AT&T lost another 1.16 million subscribers from DirecTV and its other TV services in the final three months of 2019.
AT&T today reported a 945,000-customer net loss in its “premium TV” category, which includes DirecTV satellite, U-verse wireline TV services, and the “AT&T TV” online service that launched in Q3 and is only available in about 15 cities.
AT&T also reported a net loss of 219,000 customers from AT&T TV Now, a separate streaming service formerly known as DirecTV Now.
For the entire 12 months of 2019, AT&T lost more than 4 million customers from its satellite, wireline, and linear streaming-TV services combined. The company began 2019 with 24.49 million TV customers and finished the year with 20.4 million.
The blood bath continues:
AT&T ended 2019 with 19.47 million customers in the premium TV category, down from 20.42 million customers in that category just three months earlier. For the full year, AT&T lost 3.43 million premium TV customers, a staggering amount compared to other providers even in the declining pay-TV business.
The AT&T TV Now streaming service dropped from 1.15 million to 926,000 subscribers in the three-month period. The AT&T streaming service began 2019 with 1.59 million customers but lost 665,000 customers during the year.
AT&T TV Now had 1.86 million subscribers as recently as September 30, 2018. It took just 15 months for AT&T to lose more than half of them, as customers fled in the face of price increases and expiration of promotional prices. AT&T said it had 8,000 AT&T TV Now customers on “free or substantially free trial-period” plans at the end of Q4, down from 65,000 a year earlier.
Revenue for the AT&T Entertainment Group, which includes video and broadband services, fell 6.1 percent year-over-year to $11.23 billion in Q4 2019. AT&T lost 182,000 home Internet subscribers in the quarter, reducing its total to 14.12 million. The losses all came in AT&T’s older copper-based Internet services, as it added 191,100 fiber customers to hit a total of 3.89 million in that sub-category.
DirectTV is tanking and taking AT&T down with it. How much longer can it sustain barely profitable endeavors like DC Comics or loss leaders like DC Universe if they can’t make DirectTV profitable? The article goes on to praise AT&T for the price hikes and “focus on profitability” they’ve begun to implement, but while last year AT&T promised 7,000 new jobs to get tax break—it cut 23,000 jobs instead as revenue fell.
However, after the success of WB’s Joker film, it appeared that AT&T has a stronger argument that its acquisition of Timer Warner was working. Joker broke the U.S. box-office record for an October opening, hauling in $93.5 million. Joker then brought in $140.5 million overseas. That makes it Warner Bros. biggest opening in two years and the fifth biggest movie launch this year, according to the Hollywood Reporter. Prior to its release, the film had been forecast to bring in just over $80 million in its opening U.S. weekend. Before it completed its theatrical run, Warner Bros.’ “Joker” officially became the first R-rated movie in history to earn over $1 billion at the global box office.

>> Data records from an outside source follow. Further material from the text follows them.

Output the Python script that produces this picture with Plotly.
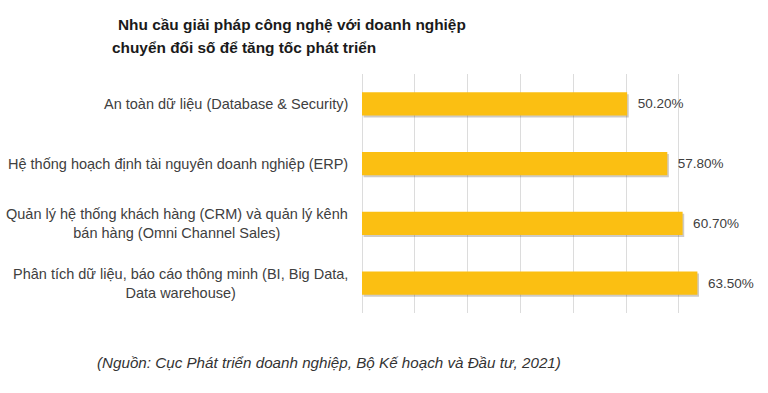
import plotly.graph_objects as go

categories = [
    "An toàn dữ liệu (Database & Security)",
    "Hệ thống hoạch định tài nguyên doanh nghiệp (ERP)",
    "Quản lý hệ thống khách hàng (CRM) và quản lý kênh<br>bán hàng (Omni Channel Sales)",
    "Phân tích dữ liệu, báo cáo thông minh (BI, Big Data,<br>Data warehouse)",
]
values = [50.2, 57.8, 60.7, 63.5]

title_lines = [
    "Nhu cầu giải pháp công nghệ với doanh nghiệp",
    "chuyển đổi số để tăng tốc phát triển",
]
source_text = "(Nguồn: Cục Phát triển doanh nghiệp, Bộ Kế hoạch và Đầu tư, 2021)"

FONT = "Liberation Sans, Arial, sans-serif"
TEXT_COLOR = "#404040"

L, R = 362, 732
W = R - L


def px_to_paper(px):
    return (px - L) / W


BAR_W = 0.39

fig = go.Figure()
# soft shadow under the bars
fig.add_trace(go.Bar(
    x=values,
    y=categories,
    orientation="h",
    width=BAR_W,
    offset=-BAR_W / 2 + 0.035,
    base=0.3,
    marker=dict(color="rgba(80,70,50,0.28)", line=dict(width=0)),
    hoverinfo="skip",
))
fig.add_trace(go.Bar(
    x=values,
    y=categories,
    orientation="h",
    width=BAR_W,
    offset=-BAR_W / 2,
    marker=dict(color="#FBBF12", line=dict(width=0)),
    text=values,
    texttemplate="\u00a0\u00a0%{x:.2f}%",
    textposition="outside",
    textfont=dict(family=FONT, size=13.5, color=TEXT_COLOR),
    cliponaxis=False,
    constraintext="none",
    hoverinfo="skip",
))

for cat in categories:
    fig.add_annotation(
        x=0, xref="paper", y=cat, yref="y",
        text=cat, showarrow=False,
        xanchor="right", yanchor="middle", align="center",
        xshift=-12,
        font=dict(family=FONT, size=14.5, color=TEXT_COLOR),
    )

title_pos = [(116, 50), (110, 27)]
for line, (px, ys) in zip(title_lines, title_pos):
    fig.add_annotation(
        x=px_to_paper(px), xref="paper", y=1, yref="paper",
        text="<b>" + line + "</b>", showarrow=False,
        xanchor="left", yanchor="middle", align="left", yshift=ys,
        font=dict(family=FONT, size=15.4, color="#1a1a1a"),
    )

fig.add_annotation(
    x=px_to_paper(95), xref="paper", y=0, yref="paper",
    text="<i>" + source_text + "</i>", showarrow=False,
    xanchor="left", yanchor="middle", align="left", yshift=-49,
    font=dict(family=FONT, size=15.2, color="#333333"),
)

fig.update_layout(
    width=768, height=393,
    margin=dict(l=L, r=768 - R, t=74, b=80),
    paper_bgcolor="white", plot_bgcolor="white",
    showlegend=False,
    barmode="overlay",
    xaxis=dict(range=[0, 70.05], dtick=10, showticklabels=False,
               showgrid=True, gridcolor="#dcdcdc", gridwidth=1,
               zeroline=True, zerolinecolor="#dcdcdc", zerolinewidth=1,
               showline=False, fixedrange=True),
    yaxis=dict(autorange="reversed", showticklabels=False, showgrid=False,
               zeroline=False, showline=False, fixedrange=True),
)

fig.write_html("out.html")
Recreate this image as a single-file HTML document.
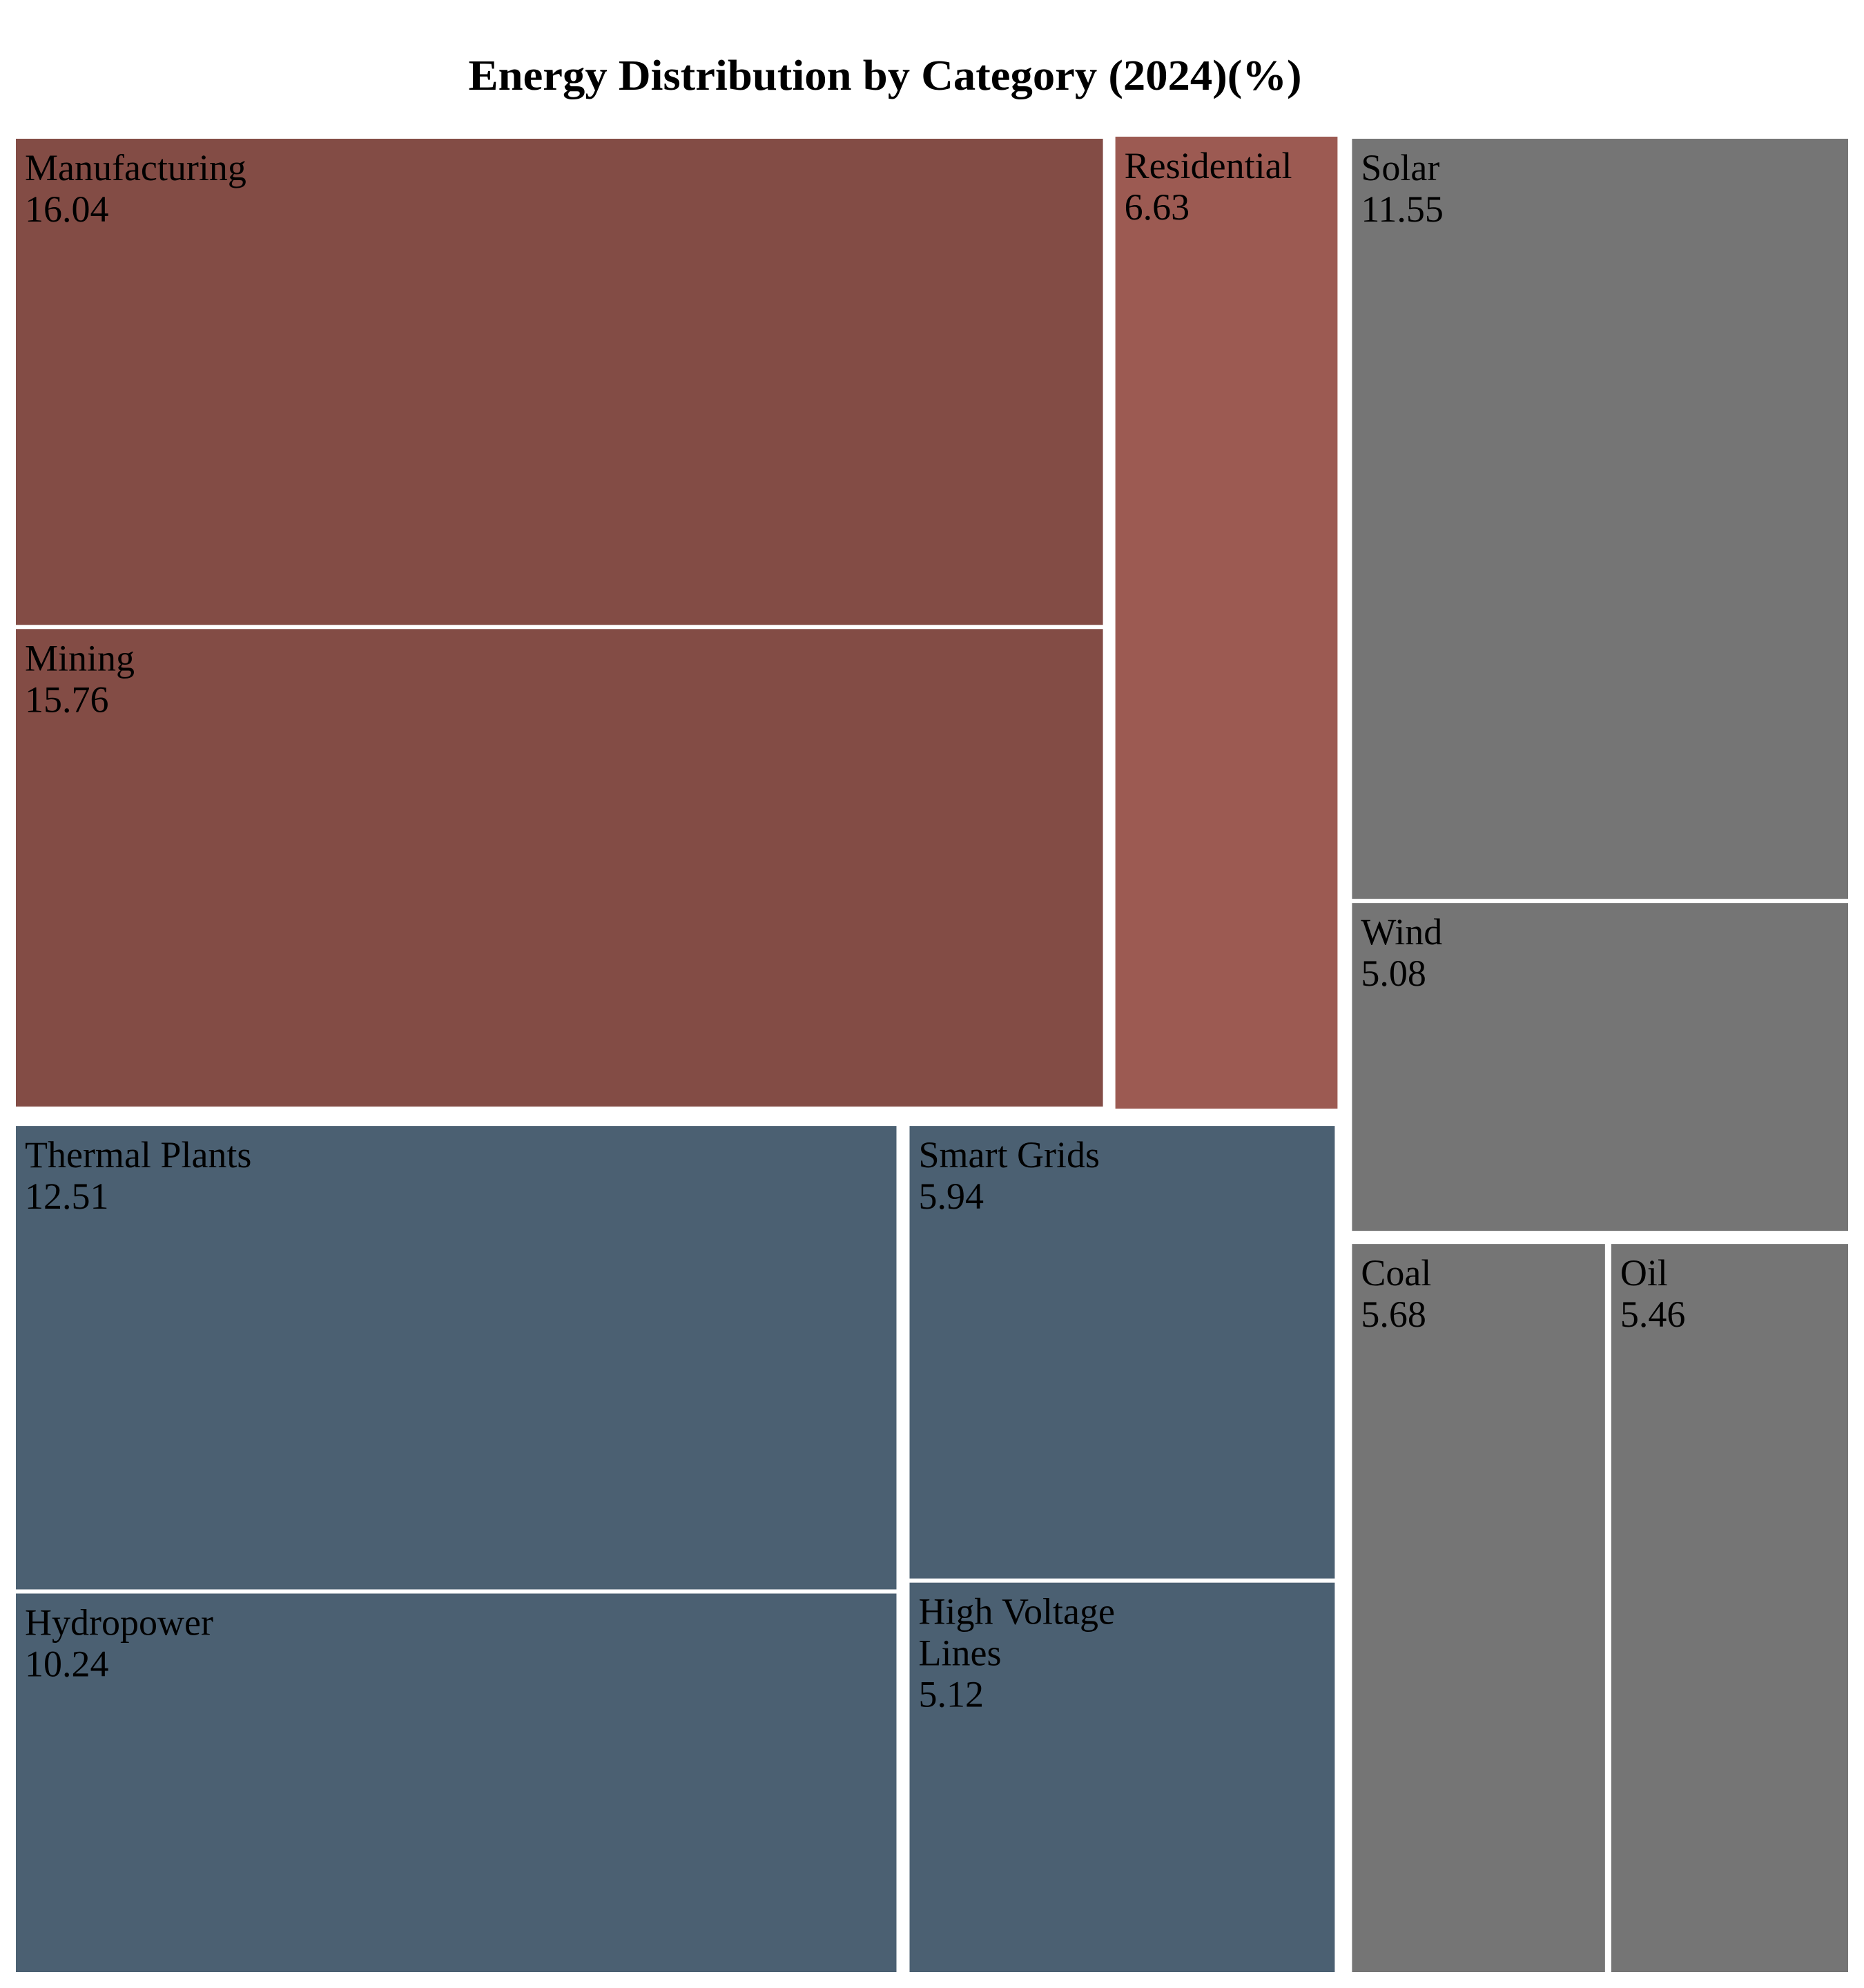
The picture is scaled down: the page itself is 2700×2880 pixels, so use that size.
<!DOCTYPE html>
<html>
<head>
<meta charset="utf-8">
<style>
  html,body{margin:0;padding:0;background:#fff;}
  svg{display:block;}
  text{font-family:"Liberation Serif","Times New Roman",serif;}
</style>
</head>
<body>
<svg id="chart" width="2700" height="2880" viewBox="0 0 2700 2880" xmlns="http://www.w3.org/2000/svg">
  <rect x="0" y="0" width="2700" height="2880" fill="#ffffff"/>
  <text x="1282" y="130" text-anchor="middle" font-size="62" font-weight="bold" fill="#000" textLength="1207" lengthAdjust="spacingAndGlyphs">Energy Distribution by Category (2024)(%)</text>
  <g id="tiles"></g>
</svg>
<script>
// Data
const industryLabels = ["Manufacturing", "Mining", "Residential"];
const industryValues = [16.04, 15.76, 6.63];
const gridLabels = ["Thermal Plants", "Hydropower", "Smart Grids", "High Voltage Lines"];
const gridValues = [12.51, 10.24, 5.94, 5.12];
const energyLabels = ["Solar", "Wind", "Coal", "Oil"];
const energyValues = [11.55, 5.08, 5.68, 5.46];

const C_IND = "#834C45", C_RES = "#9C5A52", C_GRID = "#4B6072", C_EN = "#757575";
const X0 = 20, X1 = 2680, Y0 = 198, Y1 = 2860;
const sum = a => a.reduce((s, v) => s + v, 0);
const g = document.getElementById('tiles');
const NS = "http://www.w3.org/2000/svg";

function tile(label, value, r, color, name) {
  const pad = 3;
  const x = r.x + pad, y = r.y + pad, w = r.w - 2 * pad, h = r.h - 2 * pad;
  const grp = document.createElementNS(NS, 'g');
  
  
  const rect = document.createElementNS(NS, 'rect');
  rect.setAttribute('x', x); rect.setAttribute('y', y);
  rect.setAttribute('width', Math.max(0, w)); rect.setAttribute('height', Math.max(0, h));
  rect.setAttribute('fill', color);
  
  
  grp.appendChild(rect);
  const lines = [];
  const maxW = (w - 32) * 0.6;
  const approx = s => s.length * 23;
  if (approx(label) > maxW && label.includes(' ')) {
    const words = label.split(' ');
    let cur = "";
    words.forEach(wd => {
      const t = cur ? cur + " " + wd : wd;
      if (approx(t) > maxW && cur) { lines.push(cur); cur = wd; } else cur = t;
    });
    lines.push(cur);
  } else lines.push(label);
  lines.push(value.toFixed(2));
  lines.forEach((ln, i) => {
    const t = document.createElementNS(NS, 'text');
    t.setAttribute('x', x + 13);
    t.setAttribute('y', y + 60 + i * 60);
    t.setAttribute('font-size', '54');
    t.setAttribute('fill', '#000');
    
    
    t.textContent = ln;
    grp.appendChild(t);
  });
  g.appendChild(grp);
}
const slug = s => s.toLowerCase().replace(/\s+/g, '-') + '-tile';

const total = sum(industryValues) + sum(gridValues) + sum(energyValues);
const W = X1 - X0, H = Y1 - Y0;
const leftW = W * (sum(industryValues) + sum(gridValues)) / total;
const left = {x: X0, y: Y0, w: leftW, h: H};
const right = {x: X0 + leftW + 14, y: Y0, w: W - leftW - 14, h: H};

const indH = left.h * sum(industryValues) / (sum(industryValues) + sum(gridValues));
const ind = {x: left.x, y: left.y, w: left.w - 4, h: indH - 8};
const grid = {x: left.x, y: left.y + indH + 14, w: left.w - 5, h: left.h - indH - 14};

(function(){
  const colSum = industryValues[0] + industryValues[1];
  const cw = ind.w * colSum / sum(industryValues);
  const h0 = ind.h * industryValues[0] / colSum;
  tile(industryLabels[0], industryValues[0], {x: ind.x, y: ind.y, w: cw - 6, h: h0}, C_IND, slug(industryLabels[0]));
  tile(industryLabels[1], industryValues[1], {x: ind.x, y: ind.y + h0, w: cw - 6, h: ind.h - h0}, C_IND, slug(industryLabels[1]));
  tile(industryLabels[2], industryValues[2], {x: ind.x + cw + 6, y: ind.y - 3, w: ind.w - cw - 6 + 3, h: ind.h + 6}, C_RES, slug(industryLabels[2]));
})();

(function(){
  const c1 = gridValues[0] + gridValues[1], c2 = gridValues[2] + gridValues[3];
  const cw = grid.w * c1 / (c1 + c2);
  const h0 = grid.h * gridValues[0] / c1;
  const h2 = grid.h * gridValues[2] / c2;
  tile(gridLabels[0], gridValues[0], {x: grid.x, y: grid.y, w: cw - 8, h: h0}, C_GRID, slug(gridLabels[0]));
  tile(gridLabels[1], gridValues[1], {x: grid.x, y: grid.y + h0, w: cw - 8, h: grid.h - h0}, C_GRID, slug(gridLabels[1]));
  tile(gridLabels[2], gridValues[2], {x: grid.x + cw + 5, y: grid.y, w: grid.w - cw - 5, h: h2}, C_GRID, slug(gridLabels[2]));
  tile(gridLabels[3], gridValues[3], {x: grid.x + cw + 5, y: grid.y + h2, w: grid.w - cw - 5, h: grid.h - h2}, C_GRID, slug(gridLabels[3]));
})();

(function(){
  const top = energyValues[0] + energyValues[1], bot = energyValues[2] + energyValues[3];
  const th = right.h * top / (top + bot);
  const h0 = th * energyValues[0] / top;
  tile(energyLabels[0], energyValues[0], {x: right.x, y: right.y, w: right.w, h: h0}, C_EN, slug(energyLabels[0]));
  tile(energyLabels[1], energyValues[1], {x: right.x, y: right.y + h0, w: right.w, h: th - h0 - 6}, C_EN, slug(energyLabels[1]));
  const by = right.y + th + 7, bh = right.h - th - 7;
  const cw = right.w * energyValues[2] / bot;
  tile(energyLabels[2], energyValues[2], {x: right.x, y: by, w: cw + 3, h: bh}, C_EN, slug(energyLabels[2]));
  tile(energyLabels[3], energyValues[3], {x: right.x + cw + 6, y: by, w: right.w - cw - 6, h: bh}, C_EN, slug(energyLabels[3]));
})();
</script>
</body>
</html>
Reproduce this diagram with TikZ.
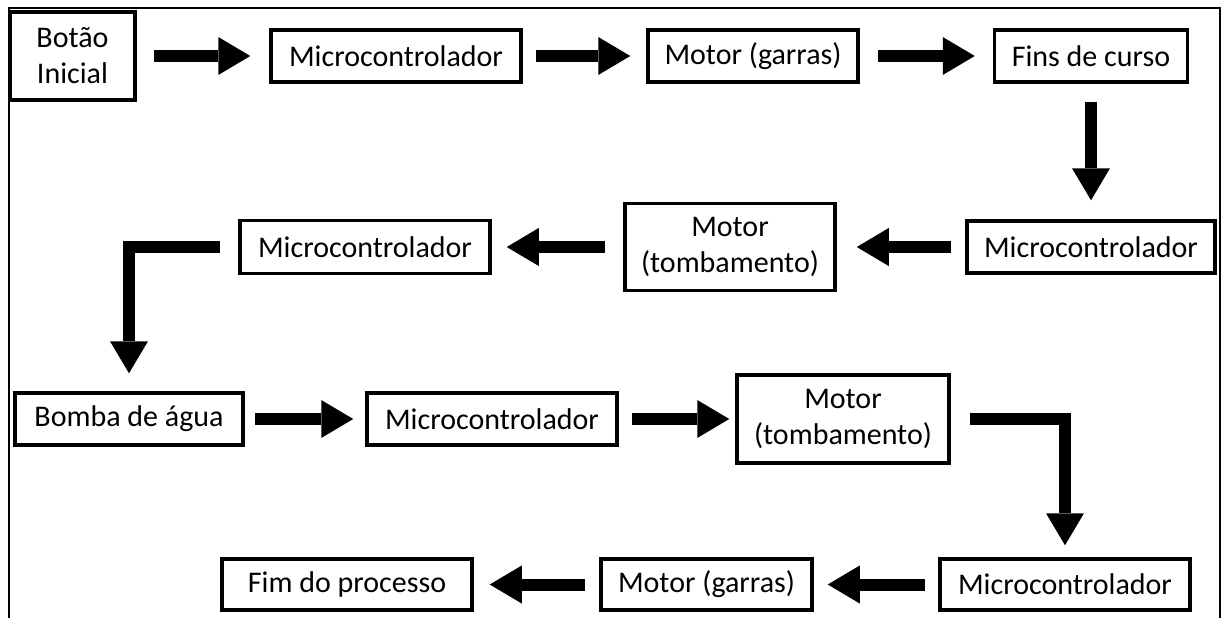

Joker was an indication that Warner Bros. is comfortable pushing the limits of its DC Comics franchise in ways that go beyond what rival Walt Disney is willing to do with its Marvel movies. For now, DC Comics may be safe from being licensed off like Marvel has been to IDW and Disney to just about anyone, Warner Bros. and AT&T knows that the comics are the basis for all the movies, TV, video games, toys, sheets, and underwear. Without someone producing new ideas, they have now growing content in their library.
But as long as they’re taking hits and losses like are being described in the article cited above, they may wind up selling off Warner before they go completely under.